Note that arrival, schedule and completion time refer to a specific point in time, where as, execution, preemption time, scheduling delay refer to period of time.

Logged Metics

  1. request_inter_arrival_delay_histogram: Histogram of difference between arrival times of adjacent requests ($a_{r+1} - a_r$).
  2. request_num_tokens_histogram: Histogram of number of tokens (prefill + decode) across all requests.
  3. request_num_restarts_histogram: Histogram of number of restarts for a given request. Note that this is expected to be a non-zero entity only when using vLLM or dSararthi schedulers - which restart requests in case a replica runs out of memory.
  4. request_e2e_time_cdf: CDF of end-to-end request latency ($c_r - a_r$).
  5. request_e2e_time_normalised_cdf: CDF of end-to-end request latency normalised by number of output tokens.
  6. request_execution_plus_preemption_times_cdf: CDF of total time a request spends in the system excluding initial scheduling delay ($c_r - s_r$).
  7. request_scheduling_delay_cdf: CDF of request scheduling delay ($s_r - a_r$).
  8. request_execution_time_cdf: CDF of request execution time ($e_r$).
  9. request_preempted_time_cdf: CDF of request preemption time ($p_r$).
  10. decode_token_execution_plus_preemption_times: CDF of per decode token execution time and preemption time - i.e. inter-token delay observed by the user.
  11. batch_num_tokens_cdf: CDF of total number of tokens to be processed in a batch (sum of prefill tokens + one per decode request). This distribution is useful towards understanding how the compute load is distributed across batches. Note that with iteration level scheduling a batch is formed at every iteration.
  12. batch_sizes_cdf: CDF of batch sizes - usually larger batch sizes imply higher throughput.
  13. prefill_time_e2e_cdf: CDF of end-to-end latency to the first output token (time-to-first-byte), i.e, time elapsed since the request arrival to the point where first output is generated ($f_r - a_r$).
  14. prefill_time_execution_plus_preemption_cdf: CDF of total prefill process time excluding the initial scheduling delay ($f_r - s_r$). This metric is useful for tracking the prefill efficiency.
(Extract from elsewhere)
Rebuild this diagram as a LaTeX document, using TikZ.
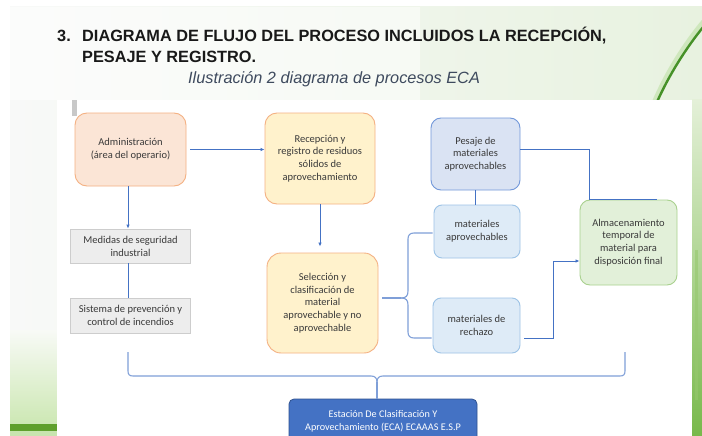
\documentclass[tikz,border=0pt]{standalone}
\usepackage{fontspec}
\setmainfont{Carlito}
\newfontfamily\titlefont{Liberation Sans}
\usetikzlibrary{calc,arrows.meta}
\definecolor{lnblue}{HTML}{4472C4}
\definecolor{brblue}{HTML}{7F9FD8}
\definecolor{txtgray}{HTML}{3A3A3A}
\definecolor{capcol}{HTML}{3E4A5E}
\definecolor{titlecol}{HTML}{191919}
\definecolor{orangedraw}{RGB}{244,177,131}
\definecolor{peachfill}{RGB}{251,229,214}
\definecolor{yellowfill}{RGB}{255,242,204}
\definecolor{bluefill}{RGB}{218,227,243}
\definecolor{bluedraw}{RGB}{114,152,218}
\definecolor{lbluefill}{RGB}{222,235,247}
\definecolor{lbluedraw}{RGB}{157,195,230}
\definecolor{greenfill}{RGB}{226,240,217}
\definecolor{greendraw}{RGB}{169,209,142}
\definecolor{grayfill}{RGB}{237,237,237}
\definecolor{graydraw}{RGB}{205,205,205}
\definecolor{estdraw}{RGB}{47,82,143}
\definecolor{bgleft}{RGB}{248,249,248}
\definecolor{bgright}{RGB}{232,242,224}
\definecolor{swooshlight}{RGB}{190,225,165}
\definecolor{swooshdark}{RGB}{70,145,40}
\definecolor{striptop}{RGB}{228,240,216}
\definecolor{stripbot}{RGB}{120,185,75}
\definecolor{stripmid}{RGB}{150,200,110}
\definecolor{bltop}{RGB}{248,250,246}
\definecolor{blbot}{RGB}{205,232,180}
\definecolor{blband}{RGB}{95,160,45}
\definecolor{blbelow}{RGB}{200,228,175}
\definecolor{barcol}{RGB}{200,200,200}
\tikzset{
  box/.style={draw, line width=0.9pt, align=center, text=txtgray, inner sep=2pt,
    font=\fontsize{10.5}{12.8}\selectfont},
  orangebox/.style={box, fill=#1, draw=orangedraw, rounded corners=12pt},
  bluebox/.style={box, fill=bluefill, draw=bluedraw, rounded corners=10pt},
  lbluebox/.style={box, fill=lbluefill, draw=lbluedraw, rounded corners=8pt},
  greenbox/.style={box, fill=greenfill, draw=greendraw, rounded corners=10pt},
  graybox/.style={box, fill=grayfill, draw=graydraw, line width=0.8pt},
  conn/.style={draw=lnblue, line width=0.8pt},
  arr/.style={conn, -{Latex[length=4pt,width=3.5pt]}},
  brace/.style={draw=brblue, line width=1.1pt},
  titletext/.style={anchor=base west, inner sep=0pt, font=\titlefont\bfseries\fontsize{16.3}{19}\selectfont, text=titlecol},
}
\begin{document}
\begin{tikzpicture}[x=1pt,y=-1pt]
\useasboundingbox (0,0) rectangle (702,436);
\clip (0,0) rectangle (702,436);
% slide background
\fill[white] (0,0) rectangle (702,436);
\shade[left color=bgleft, right color=bgright] (10,7) rectangle (702,436);
\fill[white, opacity=0.5] (10,7) rectangle (420,100);
% swoosh
\draw[line width=6pt, color=swooshlight, opacity=0.6] (704,22) .. controls (685,45) and (668,72) .. (655,102);
\draw[line width=2.4pt, color=swooshdark] (704,26) .. controls (686,48) and (669,75) .. (657,102);
% right strip
\shade[top color=striptop, bottom color=stripbot] (692,100) rectangle (702,436);
\fill[color=stripmid, opacity=0.6] (695,250) rectangle (698,400);
% bottom left
\shade[top color=bltop, bottom color=blbot] (10,330) rectangle (57,424);
\fill[color=blband] (10,424) rectangle (57,431);
\fill[color=blbelow] (10,431) rectangle (57,436);
% white panel
\fill[white] (57,100) rectangle (692,436);
\fill[color=barcol] (72,100) rectangle (77,116);

% titles
\node[titletext] (num) at (57,42) {3.};
\node[titletext] (t1) at (82,42) {DIAGRAMA DE FLUJO DEL PROCESO INCLUIDOS LA RECEPCIÓN,};
\node[titletext] (t2) at (82,63) {PESAJE Y REGISTRO.};
\node[anchor=base west, inner sep=0pt, font=\titlefont\itshape\fontsize{16.3}{19}\selectfont, text=capcol] (cap) at (188,84) {Ilustración 2 diagrama de procesos ECA};

% nodes
\node[orangebox=peachfill, minimum width=111pt, minimum height=73pt] (adm) at (130.5,149.5) {\raisebox{2pt}{\parbox{105pt}{\centering Administración\\(área del operario)}}};
\node[orangebox=yellowfill, minimum width=110pt, minimum height=91pt] (rec) at (320,158.5) {Recepción y\\registro de residuos\\sólidos de\\aprovechamiento};
\node[bluebox, minimum width=89pt, minimum height=72pt] (pes) at (475.5,154) {Pesaje de\\materiales\\aprovechables};
\node[lbluebox, minimum width=86pt, minimum height=53pt] (apr) at (477,231.5) {materiales\\aprovechables};
\node[greenbox, minimum width=97pt, minimum height=85pt] (alm) at (628.5,242.5) {Almacenamiento\\temporal de\\material para\\disposición final};
\node[graybox, minimum width=120pt, minimum height=34pt] (med) at (130.5,246) {Medidas de seguridad\\industrial};
\node[graybox, minimum width=120pt, minimum height=35pt] (sis) at (130.5,315.5) {Sistema de prevención y\\control de incendios};
\node[orangebox=yellowfill, minimum width=111pt, minimum height=100pt, rounded corners=14pt] (sel) at (322.5,303) {Selección y\\clasificación de\\material\\aprovechable y no\\aprovechable};
\node[lbluebox, minimum width=87pt, minimum height=55pt] (rch) at (476.5,325.5) {materiales de\\rechazo};
\node[box, fill=lnblue, draw=estdraw, line width=0.8pt, rounded corners=5pt, text=white, minimum width=188pt, minimum height=44pt] (est) at (383,421) {\raisebox{7pt}{\parbox{180pt}{\centering\fontsize{10.2}{12.8}\selectfont Estación De Clasificación Y\\Aprovechamiento (ECA) ECAAAS E.S.P}}};

% connectors
\draw[arr] ([xshift=4pt]adm.east) -- (adm.east -| rec.west);
\draw[arr] ([xshift=-2.5pt]adm.south) -- ([xshift=-2.5pt]med.north);
\draw[conn] ([xshift=-2.5pt]med.south) -- ([xshift=-2.5pt]sis.north);
\draw[arr, shorten >=6pt] (rec.south) -- (rec.south |- sel.north);
\draw[conn] (pes.south) -- (pes.south |- apr.north);
\coordinate (pk1) at (589,149);
\coordinate (pk2) at (589,199);
\coordinate (pk3) at (657,199);
\draw[conn] ([yshift=5pt]pes.east) -- (pk1) -- (pk2) -- (pk3);
\coordinate (rk) at (553,338);
\draw[arr] ([xshift=4pt,yshift=-12.5pt]rch.east) -- (rk) |- ([yshift=-18.5pt]alm.west);

% brace selection -> materiales
\coordinate (bt) at (401,298);
\draw[brace] ([xshift=4pt,yshift=5pt]sel.east) -- (bt);
\draw[brace] (bt) .. controls (406,298) and (408,296) .. (408,291) -- (408,239) .. controls (408,235) and (410,233) .. (414,233) -- ([xshift=-1pt,yshift=-1.5pt]apr.west);
\draw[brace] (bt) .. controls (406,298) and (408,300) .. (408,305) -- (408,332) .. controls (408,336) and (410,338) .. (414,338) -- ([xshift=-1pt,yshift=-12.5pt]rch.west);

% bottom brace
\coordinate (bl) at (128,352);
\coordinate (br) at (625,352);
\coordinate (btip) at (377,382);
\draw[brace] (bl) -- (128,371) .. controls (128,374.5) and (129.5,376) .. (133,376) -- (371,376) .. controls (375,376) and (377,378) .. (btip);
\draw[brace] (br) -- (625,371) .. controls (625,374.5) and (623.5,376) .. (620,376) -- (383,376) .. controls (379,376) and (377,378) .. (btip);
\draw[brace] (btip) -- (btip |- est.north);
\end{tikzpicture}
\end{document}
  15. prefill_time_execution_plus_preemption_normalized_cdf: Similar to prefill_time_execution_plus_preemption_cdf, but normalized by the number of prefill tokens. This provides distribution independent of request prefill length, and thus, easier to analyze.
  16. decode_time_execution_plus_preemption_normalized_cdf: CDF of total time spent processing decodes ($c_r - f_r$) normalized by the number of decode tokens. This provides an indicator similar to decode_token_execution_plus_preemption_times, however, this metric is presents an averaged over all decode tokens in the request.
  17. request_completions_time_series: Time series of request completion times - this provides an indicator for makespan and helps in identifying the request processing rate (requests per second) by analyzing the slope of the curve.
  18. prefill_completions_time_series: Time series of prefill token completion times - helps in identifying the prefill processing rate (prefill tokens per second) by analyzing the slope of the curve.
  19. decode_completions_time_series: Time series of decode completion times - helps in identifying the decode processing rate (decode tokens per second) by analyzing the slope of the curve.
  20. replica_{replica_id}_memory_usage_weighted_mean: Memory usage statistics per replica-level - tracks the mean utilization value across entire execution time.
  21. replica_{replica_id}_stage_{stage_id}_busy_time_percent_weighted_mean: Percentage of time a given replica stage is executing something on device - i.e. not waiting due to scheduling issues or pipeline bubbles.
  22. replica_{replica_id}_stage_{stage_id}_mfu_weighted_mean: Model FLOPS Utilization (MFU) at a per replica stage level - it tell how much value we are able to extract from the hardware. MFU increases with batch size, reduced bubble time, higher prefill tokens, etc.
  23. request_arrivals_time_series: Time series of request arrival timestamps.